- [Instructions to follow] In the data that follows, count the lines in which the word "chart" occurs, and report that figure alone.

------------------------------

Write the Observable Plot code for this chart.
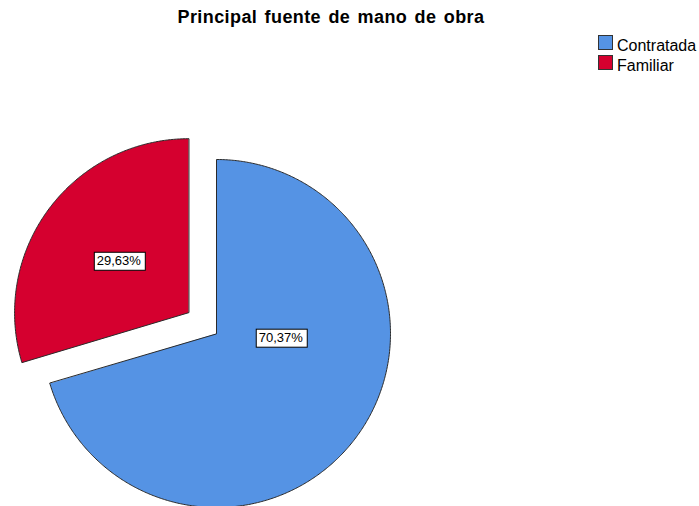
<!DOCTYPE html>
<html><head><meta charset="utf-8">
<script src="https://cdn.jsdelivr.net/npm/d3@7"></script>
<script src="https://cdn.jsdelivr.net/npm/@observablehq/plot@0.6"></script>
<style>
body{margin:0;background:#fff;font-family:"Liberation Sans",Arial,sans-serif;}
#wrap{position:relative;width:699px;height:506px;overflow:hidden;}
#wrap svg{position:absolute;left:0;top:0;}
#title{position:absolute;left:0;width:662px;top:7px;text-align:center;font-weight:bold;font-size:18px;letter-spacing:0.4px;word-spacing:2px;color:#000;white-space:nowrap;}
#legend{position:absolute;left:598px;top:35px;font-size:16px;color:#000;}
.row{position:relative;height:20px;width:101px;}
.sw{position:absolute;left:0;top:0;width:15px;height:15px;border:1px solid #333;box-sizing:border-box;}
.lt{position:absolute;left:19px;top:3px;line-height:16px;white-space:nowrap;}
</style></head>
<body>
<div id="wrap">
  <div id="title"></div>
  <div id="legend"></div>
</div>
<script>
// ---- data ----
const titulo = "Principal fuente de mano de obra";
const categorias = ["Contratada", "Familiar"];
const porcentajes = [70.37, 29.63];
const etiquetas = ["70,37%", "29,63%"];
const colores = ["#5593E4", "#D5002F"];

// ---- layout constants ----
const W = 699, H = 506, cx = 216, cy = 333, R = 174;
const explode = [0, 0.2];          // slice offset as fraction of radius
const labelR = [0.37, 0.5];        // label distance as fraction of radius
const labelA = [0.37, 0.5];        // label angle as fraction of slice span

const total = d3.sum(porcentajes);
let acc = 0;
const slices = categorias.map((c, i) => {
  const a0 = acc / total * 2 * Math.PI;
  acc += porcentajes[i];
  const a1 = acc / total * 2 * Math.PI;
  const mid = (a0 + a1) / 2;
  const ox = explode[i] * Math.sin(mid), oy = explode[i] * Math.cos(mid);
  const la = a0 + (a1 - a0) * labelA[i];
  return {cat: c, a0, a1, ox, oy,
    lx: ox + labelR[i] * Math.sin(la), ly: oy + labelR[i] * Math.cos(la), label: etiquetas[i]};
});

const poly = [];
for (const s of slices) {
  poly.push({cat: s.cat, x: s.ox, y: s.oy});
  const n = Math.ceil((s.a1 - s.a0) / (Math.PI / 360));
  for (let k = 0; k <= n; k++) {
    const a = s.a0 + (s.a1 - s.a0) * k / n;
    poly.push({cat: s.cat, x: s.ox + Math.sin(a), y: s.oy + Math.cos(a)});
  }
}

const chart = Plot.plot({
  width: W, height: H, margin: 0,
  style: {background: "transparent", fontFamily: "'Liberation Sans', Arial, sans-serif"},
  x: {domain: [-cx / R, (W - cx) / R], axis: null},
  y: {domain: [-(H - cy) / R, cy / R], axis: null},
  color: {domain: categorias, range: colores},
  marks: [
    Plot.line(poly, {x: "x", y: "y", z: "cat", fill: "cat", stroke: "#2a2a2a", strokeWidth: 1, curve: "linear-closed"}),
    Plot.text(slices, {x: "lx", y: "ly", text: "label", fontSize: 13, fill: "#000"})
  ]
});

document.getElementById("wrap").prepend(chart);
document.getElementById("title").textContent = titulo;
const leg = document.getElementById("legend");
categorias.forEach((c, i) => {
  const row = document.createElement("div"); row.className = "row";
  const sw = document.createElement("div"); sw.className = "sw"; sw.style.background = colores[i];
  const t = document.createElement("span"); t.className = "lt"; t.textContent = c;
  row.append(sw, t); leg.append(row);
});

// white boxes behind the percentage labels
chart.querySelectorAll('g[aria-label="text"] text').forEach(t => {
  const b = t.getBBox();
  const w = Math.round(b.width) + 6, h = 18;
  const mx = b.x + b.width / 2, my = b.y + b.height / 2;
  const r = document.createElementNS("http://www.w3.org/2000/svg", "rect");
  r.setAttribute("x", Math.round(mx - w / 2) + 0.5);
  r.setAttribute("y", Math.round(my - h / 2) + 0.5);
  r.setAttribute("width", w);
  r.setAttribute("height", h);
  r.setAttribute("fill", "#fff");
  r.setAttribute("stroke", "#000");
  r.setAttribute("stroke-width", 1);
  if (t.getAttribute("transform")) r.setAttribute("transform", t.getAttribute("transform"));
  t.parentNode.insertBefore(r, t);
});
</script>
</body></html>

------------------------------

- [Output of the task] 4